Disclosures: Schallhorn reports that he is an investigator for Oyster Point Pharma, a consultant for Zeiss and Vanda Pharmaceuticals, and a shareholder in Long Bridge Medical and Octavia.
MONTEREY, Calif. – OC-01 Nasal Spray has shown a significant decrease in signs and symptoms of dry eye disease in patients with autoimmune disease and associated dry eye disease.
The study was presented as a poster by Julie Schallhorn, MD, MS, and co-authors of the Women in Ophthalmology 2022 Summer Symposium. A subpopulation of patients with autoimmune disease (AID) was selected from the ONSET-1 and ONSET-2 studies that previously evaluated the safety and efficacy of OC-01 nasal spray (varenicline solution , Oyster Point Pharma) in dry eye disease (DED). In the two studies, 182 and 758 patients, respectively, were randomized 1:1:1:1 to receive either the nasal spray at three different strengths or the vehicle control. Investigators performed a secondary analysis for 31 patients with AID, including rheumatoid arthritis, Sjogren’s syndrome, autoimmune thyroiditis, colitis, Chron’s disease, multiple sclerosis, psoriasis and lupus disseminated erythematosus. These patients, the authors wrote, are more likely to have more severe DED. Outcome measures from baseline to week 4 included Schirmer’s test score (STS), mean change in dry eye score (EDS), and patient-reported dry eye discomfort measure .
The treatment showed consistent benefits in STS and EDS results.
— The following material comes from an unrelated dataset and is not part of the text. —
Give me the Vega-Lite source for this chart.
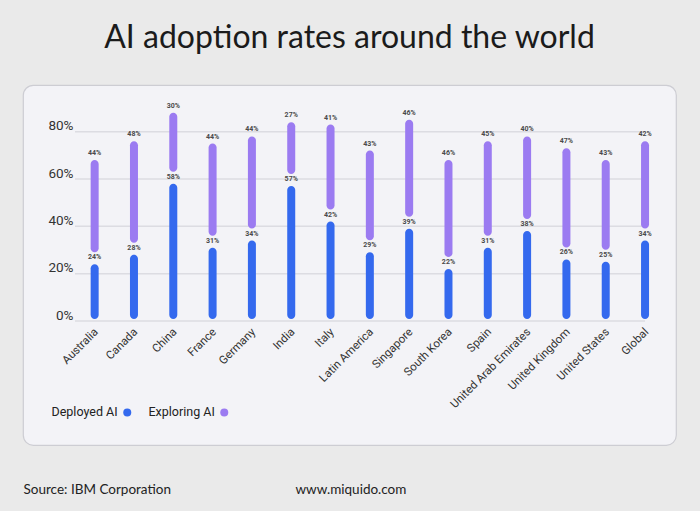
{
  "$schema": "https://vega.github.io/schema/vega-lite/v6.json",
  "autosize": {"type": "none"},
  "width": 653,
  "height": 360,
  "padding": {"left": 23, "top": 85, "right": 24, "bottom": 66},
  "background": "#eaeaea",
  "config": {
    "font": "Roboto, sans-serif",
    "view": {"fill": "#f3f3f7", "stroke": "#cdcdd3", "strokeWidth": 1.2, "cornerRadius": 10}
  },
  "title": {
    "text": "AI adoption rates around the world",
    "font": "Lato",
    "fontSize": 32,
    "fontWeight": "normal",
    "color": "#1b1b1b",
    "anchor": "middle",
    "offset": 30
  },
  "datasets": {
    "adoption": [
      {"country": "Australia", "series": "Deployed AI", "value": 0.24},
      {"country": "Australia", "series": "Exploring AI", "value": 0.44},
      {"country": "Canada", "series": "Deployed AI", "value": 0.28},
      {"country": "Canada", "series": "Exploring AI", "value": 0.48},
      {"country": "China", "series": "Deployed AI", "value": 0.58},
      {"country": "China", "series": "Exploring AI", "value": 0.30},
      {"country": "France", "series": "Deployed AI", "value": 0.31},
      {"country": "France", "series": "Exploring AI", "value": 0.44},
      {"country": "Germany", "series": "Deployed AI", "value": 0.34},
      {"country": "Germany", "series": "Exploring AI", "value": 0.44},
      {"country": "India", "series": "Deployed AI", "value": 0.57},
      {"country": "India", "series": "Exploring AI", "value": 0.27},
      {"country": "Italy", "series": "Deployed AI", "value": 0.42},
      {"country": "Italy", "series": "Exploring AI", "value": 0.41},
      {"country": "Latin America", "series": "Deployed AI", "value": 0.29},
      {"country": "Latin America", "series": "Exploring AI", "value": 0.43},
      {"country": "Singapore", "series": "Deployed AI", "value": 0.39},
      {"country": "Singapore", "series": "Exploring AI", "value": 0.46},
      {"country": "South Korea", "series": "Deployed AI", "value": 0.22},
      {"country": "South Korea", "series": "Exploring AI", "value": 0.46},
      {"country": "Spain", "series": "Deployed AI", "value": 0.31},
      {"country": "Spain", "series": "Exploring AI", "value": 0.45},
      {"country": "United Arab Emirates", "series": "Deployed AI", "value": 0.38},
      {"country": "United Arab Emirates", "series": "Exploring AI", "value": 0.40},
      {"country": "United Kingdom", "series": "Deployed AI", "value": 0.26},
      {"country": "United Kingdom", "series": "Exploring AI", "value": 0.47},
      {"country": "United States", "series": "Deployed AI", "value": 0.25},
      {"country": "United States", "series": "Exploring AI", "value": 0.43},
      {"country": "Global", "series": "Deployed AI", "value": 0.34},
      {"country": "Global", "series": "Exploring AI", "value": 0.42}
    ],
    "grid": [{"v": 0}, {"v": 0.2}, {"v": 0.4}, {"v": 0.6}, {"v": 0.8}]
  },
  "data": {"name": "adoption"},
  "transform": [
    {"stack": "value", "groupby": ["country"], "sort": [{"field": "series", "order": "ascending"}], "as": ["v0", "v1"]}
  ],
  "layer": [
    {
      "data": {"name": "grid"},
      "mark": {"type": "rule", "color": "#dcdce2", "strokeWidth": 1.5},
      "encoding": {
        "x": {"datum": "Australia", "type": "nominal", "bandPosition": 0},
        "x2": {"datum": "Global"},
        "y": {
          "field": "v",
          "type": "quantitative",
          "scale": {"domain": [0, 0.9], "range": [236, 23], "nice": false, "zero": true},
          "axis": {
            "values": [0, 0.2, 0.4, 0.6, 0.8],
            "format": ".0%",
            "grid": false,
            "domain": false,
            "ticks": false,
            "offset": -55,
            "labelPadding": 5,
            "labelOffset": -6,
            "labelFontSize": 13.5,
            "labelColor": "#333333",
            "title": "Source: IBM Corporation",
            "titleAngle": 0,
            "titleAlign": "left",
            "titleBaseline": "alphabetic",
            "titleX": -55,
            "titleY": 408,
            "titleFont": "Lato",
            "titleFontSize": 13.5,
            "titleFontWeight": "normal",
            "titleColor": "#222222"
          }
        }
      }
    },
    {
      "transform": [{"filter": "datum.series === 'Deployed AI'"}],
      "mark": {"type": "bar", "width": 8, "cornerRadius": 4, "y2Offset": -2},
      "encoding": {
        "x": {
          "field": "country",
          "type": "nominal",
          "scale": {
            "domain": ["Australia", "Canada", "China", "France", "Germany", "India", "Italy", "Latin America", "Singapore", "South Korea", "Spain", "United Arab Emirates", "United Kingdom", "United States", "Global"],
            "range": [52, 641.7],
            "paddingInner": 0,
            "paddingOuter": 0
          },
          "axis": {
            "orient": "bottom",
            "offset": -124,
            "domain": false,
            "ticks": false,
            "labelAngle": -45,
            "labelAlign": "right",
            "labelBaseline": "middle",
            "labelPadding": 9,
            "labelOffset": 2,
            "labelFontSize": 11.5,
            "labelColor": "#333333",
            "title": "www.miquido.com",
            "titleX": 272,
            "titleY": 172,
            "titleAlign": "left",
            "titleBaseline": "alphabetic",
            "titleFont": "Lato",
            "titleFontSize": 13.5,
            "titleFontWeight": "normal",
            "titleColor": "#222222"
          }
        },
        "y": {"field": "v1", "type": "quantitative"},
        "y2": {"field": "v0"},
        "color": {
          "field": "series",
          "type": "nominal",
          "scale": {"domain": ["Deployed AI", "Exploring AI"], "range": ["#3469ee", "#9b7bf1"]},
          "legend": {
            "orient": "none",
            "legendX": 27,
            "legendY": 321,
            "direction": "horizontal",
            "title": null,
            "symbolType": "circle",
            "symbolSize": 64,
            "symbolOffset": 71,
            "labelOffset": -82,
            "labelFontSize": 12.5,
            "labelColor": "#222222",
            "columnPadding": 15
          }
        }
      }
    },
    {
      "transform": [{"filter": "datum.series === 'Exploring AI'"}],
      "mark": {"type": "bar", "width": 8, "cornerRadius": 4, "y2Offset": -12},
      "encoding": {
        "x": {"field": "country", "type": "nominal"},
        "y": {"field": "v1", "type": "quantitative"},
        "y2": {"field": "v0"},
        "color": {"field": "series", "type": "nominal"}
      }
    },
    {
      "mark": {"type": "text", "dy": -7, "fontSize": 7, "fontWeight": "bold", "color": "#4a4a4a"},
      "encoding": {
        "x": {"field": "country", "type": "nominal"},
        "y": {"field": "v1", "type": "quantitative"},
        "text": {"field": "value", "type": "quantitative", "format": ".0%"}
      }
    }
  ]
}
Improvement in STS greater than 10 mm was achieved in 61.1% of patients in the treatment group versus 0% in the vehicle control group. The mean change in STS was 13.6 mm with treatment and 1.8 mm with vehicle control. The mean change in EDS was -19.6 with treatment versus -10.3 with vehicle control. According to the study, the treatment was well tolerated, and the most common adverse events were mild sneezing, coughing, and throat or nose irritation.
“Activation of cholinergic agonists in the nasal cavity provides an alternative treatment modality for people with AID with DED,” the authors wrote. “Future prospective studies with larger AID subject samples are recommended,” they added.